Nos últimos 25 anos, a McKinsey descobriu que a participação dos intangíveis no crescimento total do investimento corporativo foi de 29% em comparação com apenas 13% nos tangíveis. A OCDE informou, em 2015, que os ativos intangíveis tinham retornos esperados de 24 por cento, a taxa mais alta entre as categorias de ativos produzidos.
Mas aqui está o problema. Apesar do fato de o comércio digital e os fluxos de informação terem crescido exponencialmente nos últimos 20 anos, os intangíveis ainda representam apenas 4% do patrimônio líquido. Eles não são decisivos para gerar maiores investimentos entre as empresas nas principais economias. Os ativos fixos e os estoques são seis vezes maiores.

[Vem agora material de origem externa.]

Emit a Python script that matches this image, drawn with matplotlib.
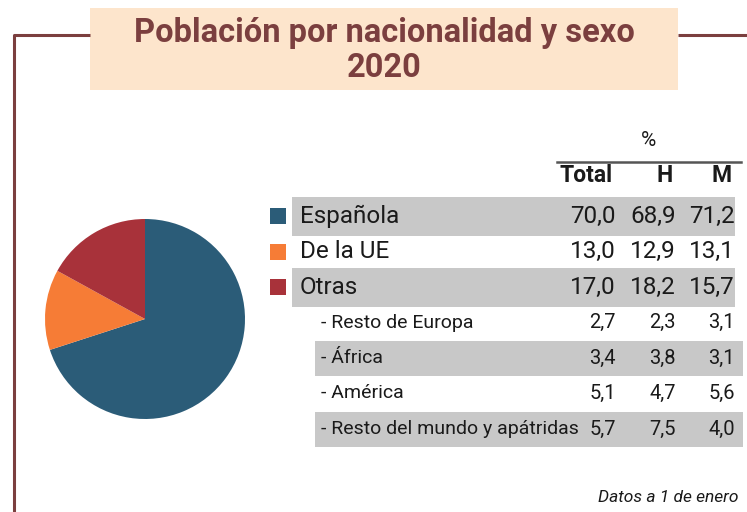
import matplotlib
matplotlib.use("Agg")
import matplotlib.pyplot as plt
from matplotlib.patches import Rectangle

# ---- datos (% de población, 1 de enero de 2020) ----
categorias = ["Española", "De la UE", "Otras"]
total = [70.0, 13.0, 17.0]
hombres = [68.9, 12.9, 18.2]
mujeres = [71.2, 13.1, 15.7]

subcategorias = ["Resto de Europa", "África", "América", "Resto del mundo y apátridas"]
sub_total = [2.7, 3.4, 5.1, 5.7]
sub_hombres = [2.3, 3.8, 4.7, 7.5]
sub_mujeres = [3.1, 3.1, 5.6, 4.0]

colores = ["#2b5c78", "#f67c36", "#a8323a"]
MARRON = "#7b3f3f"
TEXTO = "#1a1a1a"
GRIS = "#c8c8c8"
W, H = 747, 512


def fmt(v):
    return f"{v:.1f}".replace(".", ",")


fig = plt.figure(figsize=(W / 100, H / 100), dpi=100)
ax = fig.add_axes([0, 0, 1, 1])
ax.set_xlim(0, W)
ax.set_ylim(H, 0)
ax.axis("off")

# ---- marco y título ----
ax.plot([14, 14, 90], [H, 35, 35], color=MARRON, lw=2.2, solid_capstyle="butt")
ax.plot([678, W], [35, 35], color=MARRON, lw=2.2, solid_capstyle="butt")
ax.add_patch(Rectangle((90, 8), 588, 82, color="#fde5cc", lw=0))
ax.text(384, 33, "Población por nacionalidad y sexo", ha="center", va="center",
        fontsize=23.5, fontweight="bold", color=MARRON, family="Roboto")
ax.text(384, 68, "2020", ha="center", va="center",
        fontsize=23.5, fontweight="bold", color=MARRON, family="Roboto")

# ---- tarta ----
ax_pie = fig.add_axes([45 / W, (H - 419) / H, 200 / W, 200 / H])
ax_pie.pie(total, colors=colores, startangle=90, counterclock=False,
           wedgeprops={"linewidth": 0})
ax_pie.set_xlim(-1, 1)
ax_pie.set_ylim(-1, 1)
ax_pie.set_aspect("equal")

# ---- tabla ----
font = "Roboto"
cols_x = [616, 676, 735]
ax.text(649, 141, "%", ha="center", va="center", fontsize=15, color=TEXTO, family=font)
ax.plot([557, 741], [162, 162], color="#555555", lw=1.8)
for x, lab in zip([613, 673, 732], ["Total", "H", "M"]):
    ax.text(x, 176, lab, ha="right", va="center", fontsize=16.5, fontweight="bold",
            color=TEXTO, family=font)

paso = 35.5
y0 = 216
for i, (cat, t, h, m) in enumerate(zip(categorias, total, hombres, mujeres)):
    y = y0 + paso * i
    if i % 2 == 0:
        ax.add_patch(Rectangle((292, y - 19), 443, 39, color=GRIS, lw=0))
    ax.add_patch(Rectangle((270, y - 8), 16, 16, color=colores[i], lw=0))
    ax.text(300, y, cat, ha="left", va="center", fontsize=17.5, color=TEXTO, family=font)
    for x, v in zip(cols_x, [t, h, m]):
        ax.text(x, y, fmt(v), ha="right", va="center", fontsize=17.5, color=TEXTO, family=font)

for j, (cat, t, h, m) in enumerate(zip(subcategorias, sub_total, sub_hombres, sub_mujeres)):
    i = j + len(categorias)
    y = y0 + paso * i
    if i % 2 == 0:
        ax.add_patch(Rectangle((315, y - 17.5), 428, 35, color=GRIS, lw=0))
    ax.text(321, y, "- " + cat, ha="left", va="center", fontsize=14, color=TEXTO, family=font)
    for x, v in zip(cols_x, [t, h, m]):
        ax.text(x, y, fmt(v), ha="right", va="center", fontsize=14.5, color=TEXTO, family=font)

ax.text(738, 498, "Datos a 1 de enero", ha="right", va="center", fontsize=12.5,
        style="italic", color=TEXTO, family=font)

fig.savefig("out.png", dpi=100)
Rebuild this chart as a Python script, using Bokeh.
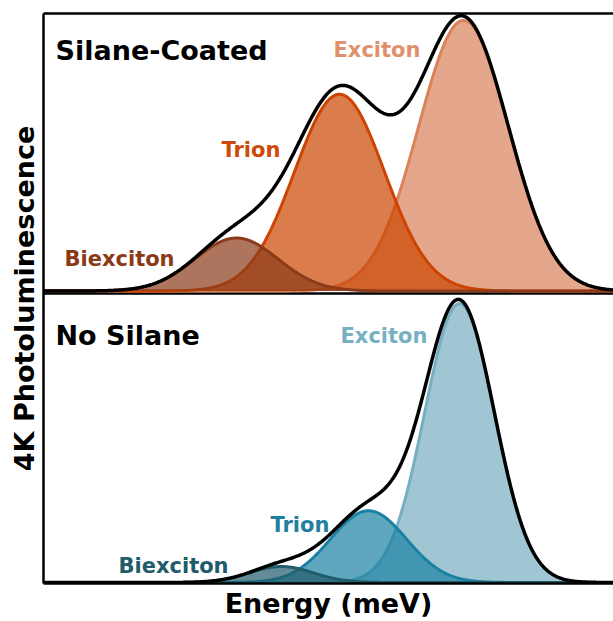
import numpy as np
from bokeh.plotting import figure
from bokeh.models import Range1d, LinearAxis, FixedTicker, Label, Span
from bokeh.embed import file_html
from bokeh.resources import INLINE

# ---------------- data ----------------
energy_min, energy_max = 1640.0, 1754.0   # meV (axis unlabeled in the original)

components = ["Biexciton", "Trion", "Exciton"]

# Silane-coated sample: Gaussian fit parameters (center meV, sigma meV, amplitude a.u.)
coated_center = [1678.6, 1699.2, 1724.0]
coated_sigma = [8.3, 9.0, 9.0]
coated_amp = [191, 709, 975]

# No-silane sample
bare_center = [1687.6, 1705.0, 1723.2]
bare_sigma = [6.4, 7.6, 7.0]
bare_amp = [55, 247, 960]

coated_colors = ["#8B3A1A", "#CC4400", "#DA825A"]
coated_text_colors = ["#8B3A16", "#CC4A0A", "#E0916C"]
bare_colors = ["#225B69", "#1A81A2", "#77AEC2"]
bare_text_colors = ["#225B69", "#1F80A0", "#78B0C2"]

# ---------------- figure ----------------
FONT = "DejaVu Sans"
p = figure(width=613, height=621,
           x_range=Range1d(energy_min, energy_max),
           y_range=Range1d(-3.4, 1958.8),
           output_backend="svg", toolbar_location=None)
p.extra_y_ranges = {"coated": Range1d(-1053.8, 1000.0)}

p.grid.visible = False
p.outline_line_color = None
p.min_border_left = 43
p.min_border_right = 0
p.min_border_top = 13
p.min_border_bottom = 37
p.background_fill_color = "white"
p.border_fill_color = "white"

bottom_axis = p.below[0]
left_axis = p.left[0]
top_axis = LinearAxis()
p.add_layout(top_axis, "above")
for ax in (bottom_axis, left_axis, top_axis):
    ax.ticker = FixedTicker(ticks=[])
    ax.major_tick_line_color = None
    ax.minor_tick_line_color = None
    ax.major_label_text_font_size = "0px"
    ax.major_label_standoff = 0
    ax.major_tick_out = 0
    ax.major_tick_in = 0
    ax.axis_line_color = "black"
    ax.axis_line_width = 2.5
    ax.axis_label_text_font = FONT
    ax.axis_label_text_font_style = "bold"
    ax.axis_label_text_font_size = "27px"
    ax.axis_label_text_color = "black"
bottom_axis.axis_label = "Energy (meV)"
left_axis.axis_label = "4K Photoluminescence"
bottom_axis.axis_label_standoff = 4
left_axis.axis_label_standoff = 4
top_axis.axis_label = None
top_axis.axis_label_standoff = 0

# divider between the two panels
divider = Span(location=994.8, dimension="width", line_color="black",
               line_width=2.5, level="underlay")
p.add_layout(divider)

x = np.linspace(energy_min, energy_max, 800)


def gauss(c, s, a):
    return a * np.exp(-0.5 * ((x - c) / s) ** 2)


def panel(centers, sigmas, amps, colors, range_name):
    total = np.zeros_like(x)
    order = [2, 1, 0]  # exciton, trion, biexciton
    kw = {} if range_name is None else {"y_range_name": range_name}
    for i in order:
        y = gauss(centers[i], sigmas[i], amps[i])
        total += y
        p.varea(x=x, y1=0, y2=y, fill_color=colors[i], fill_alpha=0.7, **kw)
        p.line(x, y, line_color=colors[i], line_width=3, **kw)
    p.line(x, total, line_color="black", line_width=3.5, **kw)


panel(bare_center, bare_sigma, bare_amp, bare_colors, None)
panel(coated_center, coated_sigma, coated_amp, coated_colors, "coated")


def label(xv, yv, text, color, size, rng=None):
    kw = {} if rng is None else {"y_range_name": rng}
    p.add_layout(Label(x=xv, y=yv, text=text, text_color=color,
                       text_font=FONT, text_font_style="bold",
                       text_font_size=size, text_baseline="alphabetic",
                       text_align="left", **kw))


# top panel labels
label(1642.4, 867, "Silane-Coated", "black", "27px", "coated")
label(1698.0, 867, components[2], coated_text_colors[2], "21px", "coated")
label(1675.6, 507, components[1], coated_text_colors[1], "21px", "coated")
label(1644.2, 115, components[0], coated_text_colors[0], "21px", "coated")

# bottom panel labels
label(1642.4, 849, "No Silane", "black", "27px")
label(1699.4, 849, components[2], bare_text_colors[2], "21px")
label(1685.4, 199, components[1], bare_text_colors[1], "21px")
label(1655.0, 58, components[0], bare_text_colors[0], "21px")

open("out.html", "w").write(file_html(p, INLINE))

Ver segunda figura do apêndice
Ainda assim, o que importa é o investimento em ativos produtivos tangíveis. Como afirma a McKinsey: “Nossa análise confirma que os superávits operacionais brutos, que são o valor gerado pelas atividades operacionais de uma empresa depois que os salários são subtraídos, aumentam junto com um pool crescente de ativos produzidos, que são ativos resultantes da produção, incluindo máquinas e equipamentos e infraestrutura, bem como estoques e objetos de valor”. Quanto maior o valor dos ativos produzidos, mais cada trabalhador em uma economia contribui para o PIB, ou seja, maior produtividade do trabalho.
Ver Terceira figura do apêndice
Mas a lucratividade dos ativos produtivos tangíveis vem caindo. Portanto, como afirma a McKinsey: “Se uma empresa investir, digamos, US $ 1 milhão em novas máquinas, o valor de operar essas máquinas para produzir um widget superará o valor do terreno embaixo da fábrica onde as máquinas estão? Se um indivíduo investe em um imóvel para aluguel, as melhorias na propriedade para aumentar o aluguel valem a pena em comparação com simplesmente esperar pela apreciação do preço de mercado?” Só por essa razão, uma década de 2020 estrondosa não é provável.